Fences and panic alarms
For instance, one of Winston’s first acts as superintendent was to introduce a panic alarm system that Wilcox bought after the Butler shooting. In the coming months, that system turned out to be unreliable, and CMS eventually got a partial refund on the purchase.
In 2013, after a mass shooting at Sandy Hook Elementary School, then-Superintendent Heath Morrison proposed enclosing school campuses with 8-foot chain-link fences to prevent armed intruders from getting in. He even got money from the county to do it. But that plan was scrapped after neighbors said they didn’t want their schools to look like prisons and other people weighed in to say it would do more harm than good if students and staff couldn’t easily escape a campus or first responders couldn’t get in.
CMS designs new schools as single buildings, which controls access. West Charlotte High, for instance, is scheduled to move out of its sprawling, multi-building campus in August, trading it for a new 100-classroom building on the same site. But it’s unclear how long any school can stay contained, as enrollment growth often creates clusters of mobile classrooms.
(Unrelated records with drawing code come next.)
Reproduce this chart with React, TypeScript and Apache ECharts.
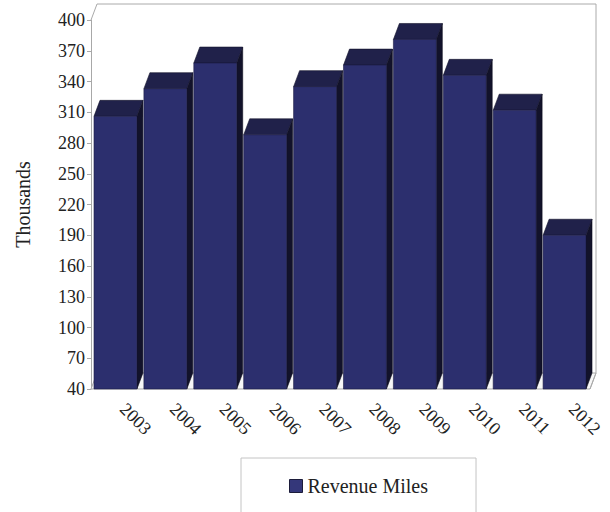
import React, { useEffect, useRef } from "react";
import * as echarts from "echarts";

const categories = ["2003", "2004", "2005", "2006", "2007", "2008", "2009", "2010", "2011", "2012"];
const revenueMiles = [306, 333, 358, 288, 335, 356, 381, 346, 312, 190];
const axisMin = 40;
const axisMax = 400;
const axisStep = 30;
const seriesName = "Revenue Miles";

const FONT = "Liberation Serif";
const DX = 6;
const DY = -16;

export default function App() {
  const ref = useRef<HTMLDivElement>(null);
  useEffect(() => {
    if (!ref.current) return;
    const chart = echarts.init(ref.current, null, { renderer: "svg" });
    const barData = revenueMiles.map((v, i) => [i, v - axisMin]);
    const option: any = {
      animation: false,
      backgroundColor: "#ffffff",
      textStyle: { fontFamily: FONT },
      grid: { left: 91, right: 20, top: 20, bottom: 123 },
      legend: {
        left: 241,
        top: 458,
        padding: [18, 48, 40, 48],
        itemWidth: 13,
        itemHeight: 13,
        borderColor: "#c4c4c4",
        borderWidth: 1,
        textStyle: { fontFamily: FONT, fontSize: 20, color: "#222" },
        data: [
          {
            name: seriesName,
            icon: "rect",
            itemStyle: { color: "#34377a", borderColor: "#1c1c3a", borderWidth: 1 },
          },
        ],
      },
      xAxis: {
        type: "category",
        data: categories,
        axisLine: { show: false },
        axisTick: { show: false },
        axisLabel: {
          rotate: -45,
          margin: 10,
          padding: [0, 0, 0, 10],
          fontFamily: FONT,
          fontSize: 18,
          color: "#222",
        },
      },
      yAxis: {
        type: "value",
        min: 0,
        max: axisMax - axisMin,
        interval: axisStep,
        name: "Thousands",
        nameLocation: "middle",
        nameRotate: 90,
        nameGap: 58,
        nameTextStyle: { fontFamily: FONT, fontSize: 20, color: "#222" },
        axisLine: { show: true, lineStyle: { color: "#a8a8a8", width: 1 } },
        axisTick: { show: true, length: 4, lineStyle: { color: "#a8a8a8" } },
        splitLine: { show: false },
        axisLabel: {
          margin: 6,
          fontFamily: FONT,
          fontSize: 18,
          color: "#222",
          formatter: (v: number) => String(v + axisMin),
        },
      },
      series: [
        {
          type: "custom",
          name: "frame",
          silent: true,
          clip: false,
          z: 1,
          data: [[0, 0]],
          renderItem: (params: any, api: any) => {
            const bw = api.size([1, 0])[0];
            const left = api.coord([0, 0])[0] - bw / 2;
            const right = api.coord([categories.length - 1, 0])[0] + bw / 2;
            const yb = api.coord([0, 0])[1];
            const yt = api.coord([0, axisMax - axisMin])[1];
            return {
              type: "group",
              children: [
                {
                  type: "polygon",
                  shape: {
                    points: [
                      [left, yb],
                      [left + DX, yb + DY],
                      [right + DX, yb + DY],
                      [right, yb],
                    ],
                  },
                  style: { fill: "#f7f7f7", stroke: "#aaaaaa", lineWidth: 1 },
                },
                {
                  type: "polyline",
                  shape: {
                    points: [
                      [left, yt],
                      [left + DX, yt + DY],
                      [right + DX, yt + DY],
                      [right + DX, yb + DY],
                      [right, yb],
                    ],
                  },
                  style: { stroke: "#aaaaaa", lineWidth: 1, fill: null },
                },
              ],
            };
          },
        },
        {
          type: "custom",
          name: seriesName,
          clip: false,
          z: 2,
          itemStyle: { color: "#2c2f6e" },
          data: barData,
          renderItem: (params: any, api: any) => {
            const idx = api.value(0);
            const v = api.value(1);
            const top = api.coord([idx, v]);
            const base = api.coord([idx, 0]);
            const bw = api.size([1, 0])[0];
            const w = bw * 0.86;
            const x0 = top[0] - w / 2 - 0.5;
            const ty = top[1];
            const by = base[1];
            return {
              type: "group",
              children: [
                {
                  type: "polygon",
                  shape: {
                    points: [
                      [x0 + w, ty],
                      [x0 + w + DX, ty + DY],
                      [x0 + w + DX, by + DY],
                      [x0 + w, by],
                    ],
                  },
                  style: { fill: "#12122a", stroke: "#0c0c1c", lineWidth: 0.6 },
                },
                {
                  type: "polygon",
                  shape: {
                    points: [
                      [x0, ty],
                      [x0 + DX, ty + DY],
                      [x0 + w + DX, ty + DY],
                      [x0 + w, ty],
                    ],
                  },
                  style: { fill: "#20214a", stroke: "#12122a", lineWidth: 0.6 },
                },
                {
                  type: "rect",
                  shape: { x: x0, y: ty, width: w, height: by - ty },
                  style: { fill: "#2c2f6e", stroke: "#1c1d44", lineWidth: 0.6 },
                },
              ],
            };
          },
        },
      ],
    };
    chart.setOption(option);
    return () => chart.dispose();
  }, []);
  return (
    <div
      ref={ref}
      style={{ position: "fixed", left: 0, top: 0, width: 610, height: 512, background: "#fff" }}
    />
  );
}
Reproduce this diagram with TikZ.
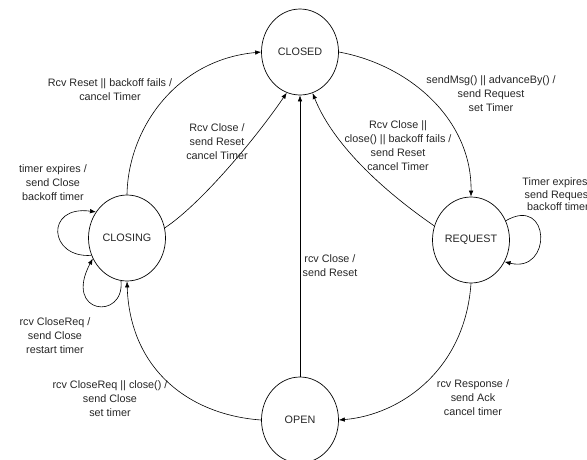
\documentclass[tikz,border=0pt]{standalone}
\usepackage{fontspec}
\setmainfont{Liberation Sans}
\usetikzlibrary{arrows.meta,shapes.geometric}
\begin{document}
\begin{tikzpicture}[x=1pt,y=-1pt,
  state/.style={ellipse,draw,line width=0.7pt,minimum width=77pt,minimum height=86pt,inner sep=0pt,font=\fontsize{10.8}{13}\selectfont,text=black!85},
  lbl/.style={align=center,font=\fontsize{10.8}{14}\selectfont,text=black!85,inner sep=0pt},
  tr/.style={draw,line width=0.6pt,-{Latex[length=6pt,width=4.5pt]}}]
\useasboundingbox (0,0) rectangle (587,459);
\clip (0,0) rectangle (587,459);
\node[state] (closed) at (300,52) {CLOSED};
\node[state] (closing) at (127,238) {CLOSING};
\node[state] (request) at (471,240) {REQUEST};
\node[state] (open) at (300,420) {OPEN};
% transitions
\draw[tr] (closing.north) .. controls +(1,-65) and +(-86,8) .. (closed.west);
\draw[tr] (closing.15) .. controls +(35,-23) and +(-32,47) .. (closed.252);
\draw[tr] (closed.east) .. controls +(71,13) and +(1,-77) .. (request.north);
\draw[tr] (request.159) .. controls +(-45,-31) and +(22,55) .. (closed.287);
\draw[tr] (open.north) -- (closed.south);
\draw[tr] (request.south) .. controls +(-6,87) and +(61,-5) .. (open.east);
\draw[tr] (open.west) .. controls +(-71,-5) and +(3,89) .. (closing.south);
\draw[tr] (closing.206) .. controls +(-43,3) and +(-51,-7) .. (closing.140);
\draw[tr] (closing.262) .. controls +(4,40) and +(-30,56) .. (closing.211);
\draw[tr] (request.29) .. controls +(45,-26) and +(48,12) .. (request.327);
% labels
\node[lbl] (l1) at (110,89.5) {Rcv Reset || backoff fails /\\cancel Timer};
\node[lbl] (l2) at (217,142) {Rcv Close /\\send Reset\\cancel Timer};
\node[lbl] (l3) at (491,93.5) {sendMsg() || advanceBy() /\\send Request\\set Timer};
\node[lbl] (l4) at (398,145.5) {Rcv Close ||\\close() || backoff fails /\\send Reset\\cancel Timer};
\node[lbl] (l5) at (53,183) {timer expires /\\send Close\\backoff timer};
\node[lbl] (l6) at (55,336) {rcv CloseReq /\\send Close\\restart timer};
\node[lbl] (l7) at (110,398.5) {rcv CloseReq || close() /\\send Close\\set timer};
\node[lbl] (l8) at (330,265.5) {rcv Close /\\send Reset};
\node[lbl] (l9) at (473,398) {rcv Response /\\send Ack\\cancel timer};
\node[lbl,font=\fontsize{10.8}{12.5}\selectfont] (l10) at (558,194.5) {Timer expires /\\send Request\\backoff timer};
\end{tikzpicture}
\end{document}
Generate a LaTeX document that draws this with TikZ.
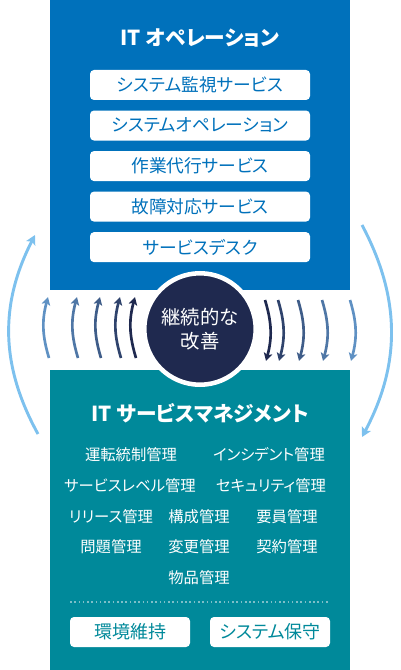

Other safety measures are harder to gauge — partly because they haven’t been put to the test of an armed attack. In recent years CMS has retrofitted front offices to make them more bullet-resistant, added security cameras and improved the systems for alerting and communicating with police in case of emergency.
One of the most obvious changes has been access to schools. Until the last few years, visitors could generally walk up to a school and find doors unlocked. Now they have to buzz in with a speaker at the main entrance, and doors of other buildings are more likely to be locked. Winston says he’s continuing to look at safety improvements to buildings and grounds, but he hasn’t given details.